Today it was announced that President Barack Obama has been awarded the Nobel Peace Prize by the Nobel Committee in Oslo, Norway. Prior to today, only three U.S. presidents have been given this award.
In 1906 Theodore Roosevelt was the first president to receive this recognition. He brokered a peace deal that ended the Russo-Japanese War of 1905. In 1919 Woodrow Wilson received the award for his efforts to create the League of Nations and shape the Treaty of Versailles to end World War I. In 2002 Jimmy Carter received the award for brokering the 1978 Camp David Peace Accords which ended hostilities and opened diplomatic relations between Egypt and Israel – these accords have lasted for over 30 years. All three of these presidents made significant achievements and thus were acknowledged with the Nobel Peace Prize.
But what has President Obama achieved? Is there peace between Israel and the Palestinians? What are the prospects for peace in Iraq? How’s it going in Afghanistan these days? And is the situation with Iran’s nuclear progress any better today than it was under Mr. Obama’s predecessor? Shall we talk about North Korea? Where, in any of these examples, is there any progress?
According to the Associated Press, there were rumors consideration was being given to “…Zimbabwe’s Prime Minister Morgan Tsvangirai, a Colombian senator and a Chinese dissident, along with an Afghan woman’s rights activist.” Wow – that’s tough competition. It’s amazing that the president of the United States would be considered amidst such an august group of candidates.

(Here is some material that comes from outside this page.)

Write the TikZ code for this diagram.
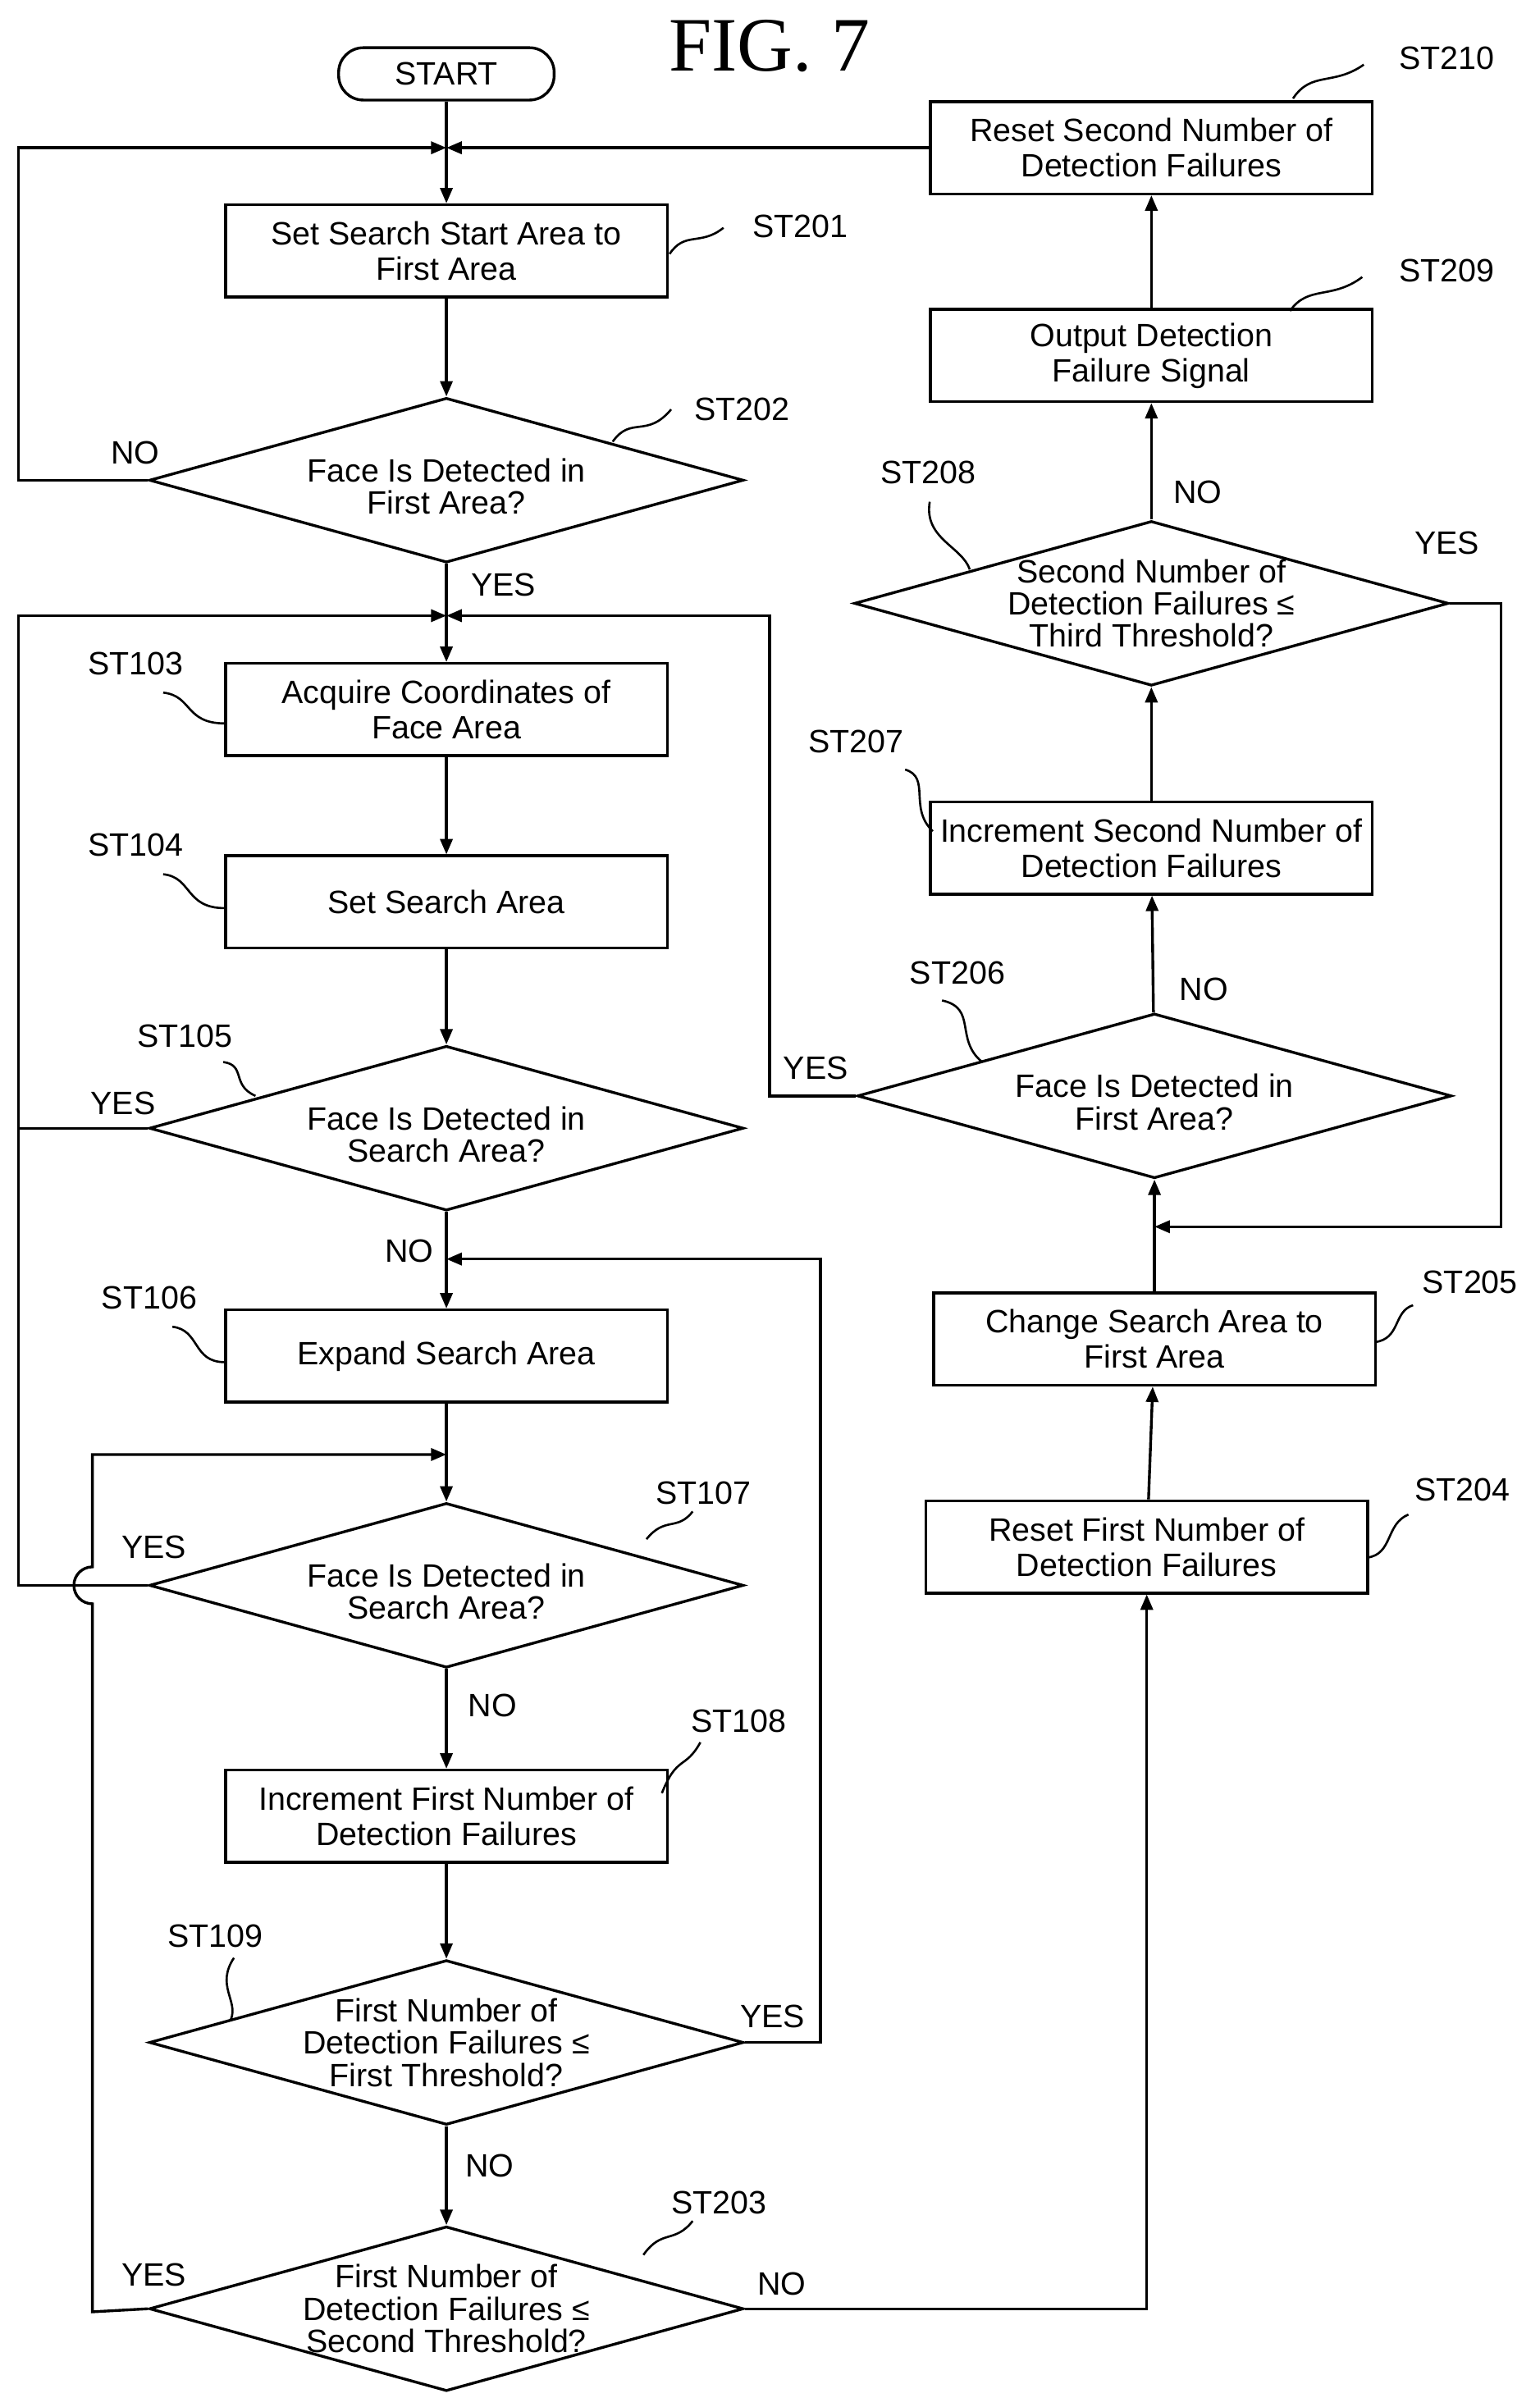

When Alfred Nobel wrote his will in 1895 he insisted that the peace prize should go “…to the person who shall have done the most or the best work for fraternity between the nations and the abolition or reduction of standing armies and the formation and spreading of peace congresses.” One wonders if Nobel ever considered there could have been a year where the crop of candidates was so bad that the award would be given to someone who had accomplished none of the things stipulated in his will. Apparently when there is a year where the prospects are so bleak, the lowest common denominator wins. That doesn’t say much for the world’s prospects for peace.